__Requirements__
Please count the lines in the listing below where the word "chart" appears. Give the number only.
━━━━━━━━━━
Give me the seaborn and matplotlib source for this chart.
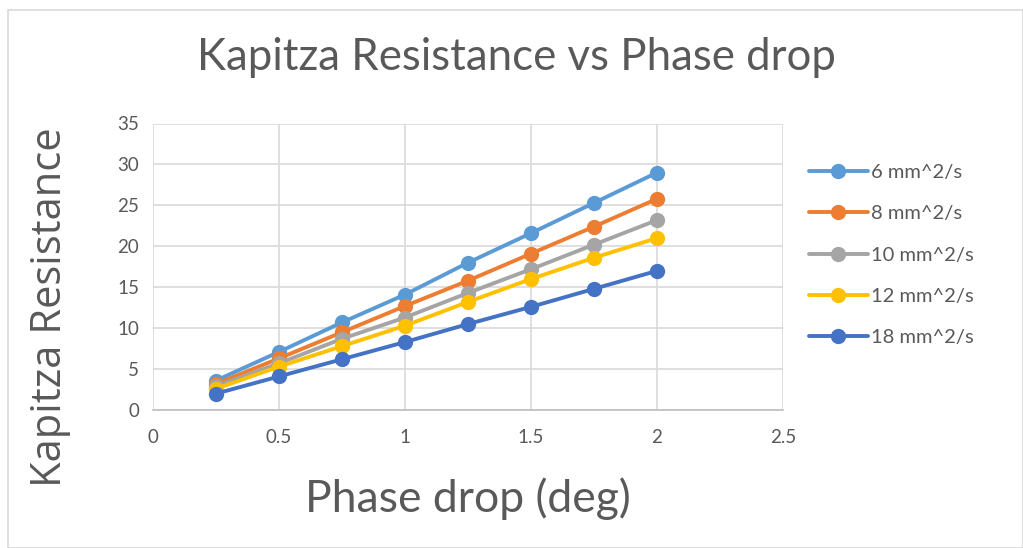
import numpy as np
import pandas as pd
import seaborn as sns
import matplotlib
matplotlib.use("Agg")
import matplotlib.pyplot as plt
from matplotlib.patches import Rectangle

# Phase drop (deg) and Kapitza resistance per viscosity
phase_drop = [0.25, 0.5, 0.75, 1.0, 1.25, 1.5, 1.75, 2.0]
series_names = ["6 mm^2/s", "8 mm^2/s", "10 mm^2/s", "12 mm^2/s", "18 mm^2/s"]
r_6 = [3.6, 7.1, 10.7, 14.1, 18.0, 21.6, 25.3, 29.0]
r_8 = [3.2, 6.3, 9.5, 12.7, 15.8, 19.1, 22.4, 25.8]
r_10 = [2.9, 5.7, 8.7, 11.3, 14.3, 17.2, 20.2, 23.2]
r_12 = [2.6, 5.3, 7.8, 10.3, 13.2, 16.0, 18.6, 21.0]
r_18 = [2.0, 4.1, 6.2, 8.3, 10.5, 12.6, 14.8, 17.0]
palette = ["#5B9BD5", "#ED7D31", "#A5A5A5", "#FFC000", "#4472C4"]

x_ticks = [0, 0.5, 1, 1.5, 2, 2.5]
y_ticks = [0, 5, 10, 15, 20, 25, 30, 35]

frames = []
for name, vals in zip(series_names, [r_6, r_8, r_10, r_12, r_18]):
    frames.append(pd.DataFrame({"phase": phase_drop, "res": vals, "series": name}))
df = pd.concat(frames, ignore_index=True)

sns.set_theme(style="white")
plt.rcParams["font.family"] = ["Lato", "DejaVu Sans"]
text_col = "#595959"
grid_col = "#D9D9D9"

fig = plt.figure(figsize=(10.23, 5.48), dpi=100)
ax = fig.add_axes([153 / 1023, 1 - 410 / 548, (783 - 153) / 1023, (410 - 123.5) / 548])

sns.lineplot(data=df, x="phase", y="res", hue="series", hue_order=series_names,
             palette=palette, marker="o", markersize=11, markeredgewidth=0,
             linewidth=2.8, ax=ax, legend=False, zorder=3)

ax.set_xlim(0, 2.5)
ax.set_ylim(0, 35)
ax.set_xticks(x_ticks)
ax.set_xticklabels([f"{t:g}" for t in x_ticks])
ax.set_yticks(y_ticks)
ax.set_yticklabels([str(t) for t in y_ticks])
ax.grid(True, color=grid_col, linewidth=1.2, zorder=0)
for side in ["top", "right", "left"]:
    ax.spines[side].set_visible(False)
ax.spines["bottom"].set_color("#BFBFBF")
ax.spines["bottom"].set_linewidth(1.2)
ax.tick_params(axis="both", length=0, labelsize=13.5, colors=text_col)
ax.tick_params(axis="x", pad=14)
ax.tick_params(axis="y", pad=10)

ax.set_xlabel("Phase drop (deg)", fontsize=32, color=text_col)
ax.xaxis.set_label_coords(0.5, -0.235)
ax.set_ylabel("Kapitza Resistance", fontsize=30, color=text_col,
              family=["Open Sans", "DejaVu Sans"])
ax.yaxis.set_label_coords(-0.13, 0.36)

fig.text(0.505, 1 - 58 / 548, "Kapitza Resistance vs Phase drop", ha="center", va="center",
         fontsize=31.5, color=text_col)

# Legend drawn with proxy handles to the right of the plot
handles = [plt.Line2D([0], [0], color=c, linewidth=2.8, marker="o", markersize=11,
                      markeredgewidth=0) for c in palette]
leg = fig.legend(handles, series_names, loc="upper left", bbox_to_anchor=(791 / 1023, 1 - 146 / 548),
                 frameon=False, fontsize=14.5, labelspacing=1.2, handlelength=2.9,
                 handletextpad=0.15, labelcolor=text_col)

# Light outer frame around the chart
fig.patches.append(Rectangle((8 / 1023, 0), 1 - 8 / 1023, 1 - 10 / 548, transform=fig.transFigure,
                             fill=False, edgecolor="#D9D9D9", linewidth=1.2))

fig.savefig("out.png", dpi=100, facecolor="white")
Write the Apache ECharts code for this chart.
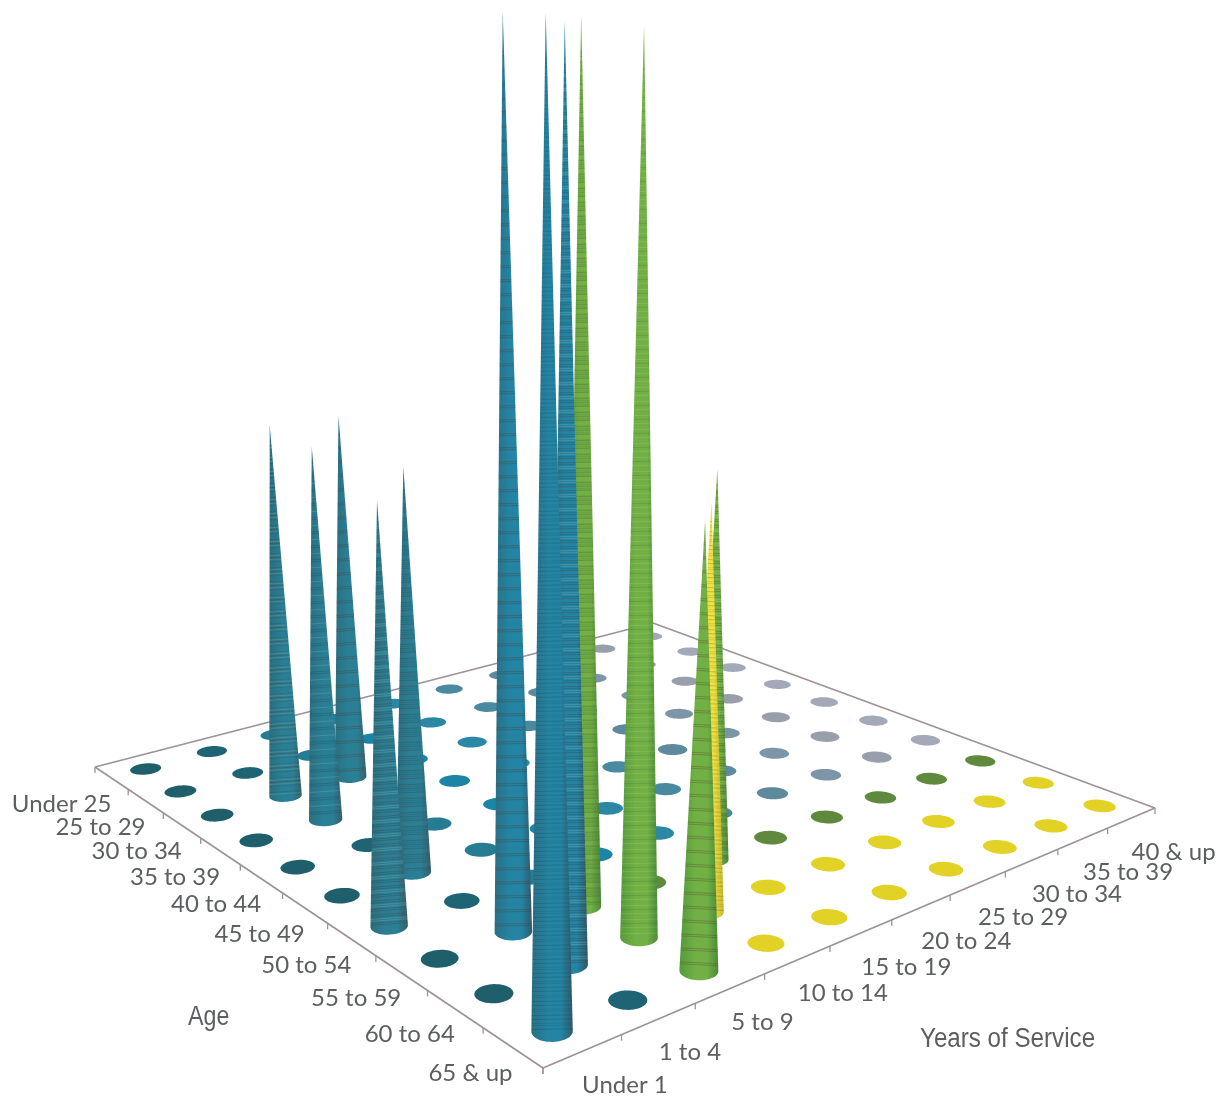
━━━━━━━━━━
__The result__
3